Data:
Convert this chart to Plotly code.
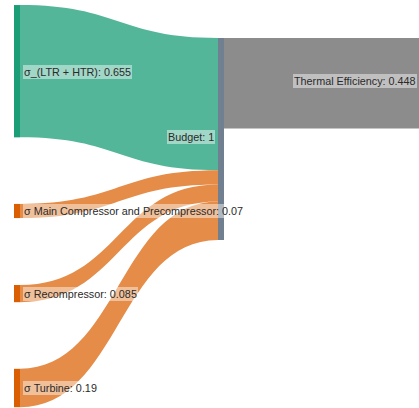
import plotly.graph_objects as go

# ---- data ----
node_names = ["σ_(LTR + HTR)", "σ Main Compressor and Precompressor",
              "σ Recompressor", "σ Turbine", "Budget", "Thermal Efficiency"]
node_values = [0.655, 0.07, 0.085, 0.19, 1, 0.448]
link_source = [0, 1, 2, 3, 4]
link_target = [4, 4, 4, 4, 5]
link_value = [0.655, 0.07, 0.085, 0.19, 0.448]

# ---- styles / layout ----
node_colors = ["#1b9e77", "#d95f02", "#d95f02", "#d95f02", "slategray", "#8c8c8c"]
link_colors = ["rgba(27,158,119,0.75)", "rgba(217,95,2,0.72)", "rgba(217,95,2,0.72)",
               "rgba(217,95,2,0.72)", "rgb(140,140,140)"]
W, H = 419, 408
THICK = 6
node_cx = [17, 17, 17, 17, 221, 423]          # node centre positions (px)
node_cy = [71.2, 211, 293.6, 388, 139, 83.3]
label_left = [False, False, False, False, True, True]
label_dy = [1, 0, 0, 0, -2, -2]               # small vertical offsets of labels (px)

labels = [f"{n}: {v:g}" for n, v in zip(node_names, node_values)]

fig = go.Figure(go.Sankey(
    arrangement="fixed",
    node=dict(label=[""] * len(labels), color=node_colors, thickness=THICK,
              pad=(H - 202) / 3,
              x=[cx / W for cx in node_cx], y=[cy / H for cy in node_cy],
              line=dict(width=0)),
    link=dict(source=link_source, target=link_target, value=link_value,
              color=link_colors),
    hoverinfo="none",
))

annotations = []
for lab, cx, cy, left, dy in zip(labels, node_cx, node_cy, label_left, label_dy):
    if left:
        ax, anchor = (cx - THICK / 2 - 3) / W, "right"
    else:
        ax, anchor = (cx + THICK / 2 + 3) / W, "left"
    annotations.append(dict(
        text=lab, x=ax, y=1 - (cy + dy) / H, xref="paper", yref="paper",
        xanchor=anchor, yanchor="middle", showarrow=False,
        font=dict(family="Arial", size=10.8, color="#2a2a2a"),
        bgcolor="rgba(255,255,255,0.45)", borderpad=1, borderwidth=0,
    ))

fig.update_layout(width=W, height=H, margin=dict(l=0, r=0, t=0, b=0),
                  paper_bgcolor="white", annotations=annotations)
fig.write_html("out.html")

Exercise brief: Extract the lines exactly, please: the first line of the listing, the line with "in zip(node_names, node_values)]", and every line between them, but no pictures.

Complete response:
Convert this chart to Plotly code.
import plotly.graph_objects as go

# ---- data ----
node_names = ["σ_(LTR + HTR)", "σ Main Compressor and Precompressor",
              "σ Recompressor", "σ Turbine", "Budget", "Thermal Efficiency"]
node_values = [0.655, 0.07, 0.085, 0.19, 1, 0.448]
link_source = [0, 1, 2, 3, 4]
link_target = [4, 4, 4, 4, 5]
link_value = [0.655, 0.07, 0.085, 0.19, 0.448]

# ---- styles / layout ----
node_colors = ["#1b9e77", "#d95f02", "#d95f02", "#d95f02", "slategray", "#8c8c8c"]
link_colors = ["rgba(27,158,119,0.75)", "rgba(217,95,2,0.72)", "rgba(217,95,2,0.72)",
               "rgba(217,95,2,0.72)", "rgb(140,140,140)"]
W, H = 419, 408
THICK = 6
node_cx = [17, 17, 17, 17, 221, 423]          # node centre positions (px)
node_cy = [71.2, 211, 293.6, 388, 139, 83.3]
label_left = [False, False, False, False, True, True]
label_dy = [1, 0, 0, 0, -2, -2]               # small vertical offsets of labels (px)

labels = [f"{n}: {v:g}" for n, v in zip(node_names, node_values)]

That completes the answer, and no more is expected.